[START DATA SUPPLIED]

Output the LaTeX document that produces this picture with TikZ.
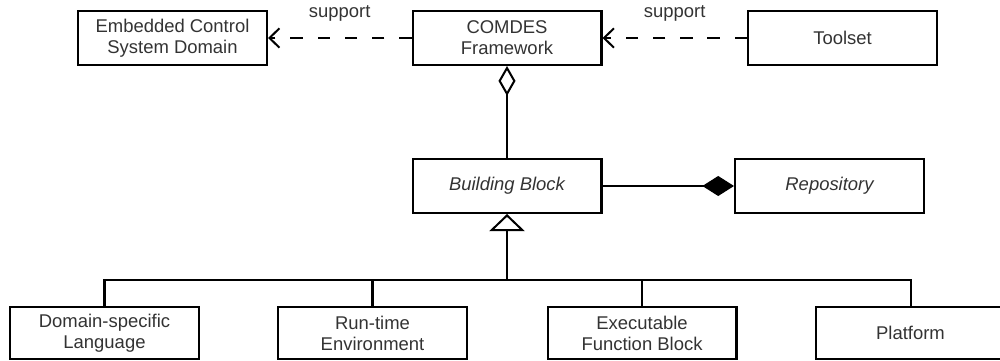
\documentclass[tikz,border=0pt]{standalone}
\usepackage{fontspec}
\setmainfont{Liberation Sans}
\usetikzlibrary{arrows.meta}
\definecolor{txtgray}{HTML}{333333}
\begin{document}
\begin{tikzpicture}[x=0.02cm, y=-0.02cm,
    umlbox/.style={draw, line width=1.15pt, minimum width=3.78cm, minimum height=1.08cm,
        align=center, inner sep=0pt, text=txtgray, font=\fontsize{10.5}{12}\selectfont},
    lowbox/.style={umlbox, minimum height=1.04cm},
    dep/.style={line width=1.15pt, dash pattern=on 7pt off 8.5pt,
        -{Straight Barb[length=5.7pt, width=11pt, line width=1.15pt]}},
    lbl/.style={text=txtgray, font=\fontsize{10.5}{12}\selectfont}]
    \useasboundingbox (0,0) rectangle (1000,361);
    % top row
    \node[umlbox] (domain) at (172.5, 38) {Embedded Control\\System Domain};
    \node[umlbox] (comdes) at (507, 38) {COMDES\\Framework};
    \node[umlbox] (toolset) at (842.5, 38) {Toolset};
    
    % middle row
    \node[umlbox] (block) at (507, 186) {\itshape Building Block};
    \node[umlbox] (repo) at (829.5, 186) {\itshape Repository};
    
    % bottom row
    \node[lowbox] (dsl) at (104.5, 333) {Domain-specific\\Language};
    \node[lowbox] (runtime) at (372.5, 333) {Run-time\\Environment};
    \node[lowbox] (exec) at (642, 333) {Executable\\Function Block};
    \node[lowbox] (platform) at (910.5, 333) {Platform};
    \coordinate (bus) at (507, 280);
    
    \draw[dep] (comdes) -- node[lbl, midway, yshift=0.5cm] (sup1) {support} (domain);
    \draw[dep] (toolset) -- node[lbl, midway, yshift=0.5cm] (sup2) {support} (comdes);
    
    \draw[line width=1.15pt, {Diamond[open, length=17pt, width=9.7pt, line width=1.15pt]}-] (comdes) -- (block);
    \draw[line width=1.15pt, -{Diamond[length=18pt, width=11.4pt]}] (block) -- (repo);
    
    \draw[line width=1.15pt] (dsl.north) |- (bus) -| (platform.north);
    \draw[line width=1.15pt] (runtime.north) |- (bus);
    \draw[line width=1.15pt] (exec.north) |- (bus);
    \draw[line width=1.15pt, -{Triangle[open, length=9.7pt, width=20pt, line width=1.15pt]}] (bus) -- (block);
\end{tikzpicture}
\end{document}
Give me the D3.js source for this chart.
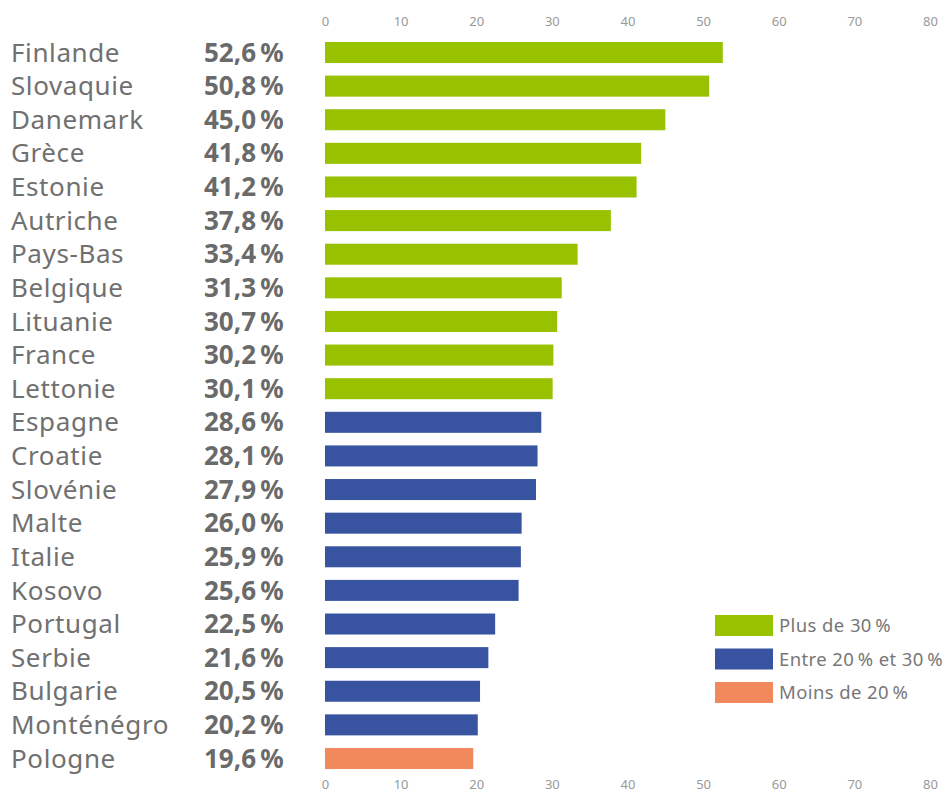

[END DATA SUPPLIED]

## WHAT THE TASK ASKS
Copy out all the data exactly; skip the pictures.

## RESPONSE TO THIS EXERCISE
Output the LaTeX document that produces this picture with TikZ.
\documentclass[tikz,border=0pt]{standalone}
\usepackage{fontspec}
\setmainfont{Liberation Sans}
\usetikzlibrary{arrows.meta}
\definecolor{txtgray}{HTML}{333333}
\begin{document}
\begin{tikzpicture}[x=0.02cm, y=-0.02cm,
    umlbox/.style={draw, line width=1.15pt, minimum width=3.78cm, minimum height=1.08cm,
        align=center, inner sep=0pt, text=txtgray, font=\fontsize{10.5}{12}\selectfont},
    lowbox/.style={umlbox, minimum height=1.04cm},
    dep/.style={line width=1.15pt, dash pattern=on 7pt off 8.5pt,
        -{Straight Barb[length=5.7pt, width=11pt, line width=1.15pt]}},
    lbl/.style={text=txtgray, font=\fontsize{10.5}{12}\selectfont}]
    \useasboundingbox (0,0) rectangle (1000,361);
    % top row
    \node[umlbox] (domain) at (172.5, 38) {Embedded Control\\System Domain};
    \node[umlbox] (comdes) at (507, 38) {COMDES\\Framework};
    \node[umlbox] (toolset) at (842.5, 38) {Toolset};
    
    % middle row
    \node[umlbox] (block) at (507, 186) {\itshape Building Block};
    \node[umlbox] (repo) at (829.5, 186) {\itshape Repository};
    
    % bottom row
    \node[lowbox] (dsl) at (104.5, 333) {Domain-specific\\Language};
    \node[lowbox] (runtime) at (372.5, 333) {Run-time\\Environment};
    \node[lowbox] (exec) at (642, 333) {Executable\\Function Block};
    \node[lowbox] (platform) at (910.5, 333) {Platform};
    \coordinate (bus) at (507, 280);
    
    \draw[dep] (comdes) -- node[lbl, midway, yshift=0.5cm] (sup1) {support} (domain);
    \draw[dep] (toolset) -- node[lbl, midway, yshift=0.5cm] (sup2) {support} (comdes);
    
    \draw[line width=1.15pt, {Diamond[open, length=17pt, width=9.7pt, line width=1.15pt]}-] (comdes) -- (block);
    \draw[line width=1.15pt, -{Diamond[length=18pt, width=11.4pt]}] (block) -- (repo);
    
    \draw[line width=1.15pt] (dsl.north) |- (bus) -| (platform.north);
    \draw[line width=1.15pt] (runtime.north) |- (bus);
    \draw[line width=1.15pt] (exec.north) |- (bus);
    \draw[line width=1.15pt, -{Triangle[open, length=9.7pt, width=20pt, line width=1.15pt]}] (bus) -- (block);
\end{tikzpicture}
\end{document}
Give me the D3.js source for this chart.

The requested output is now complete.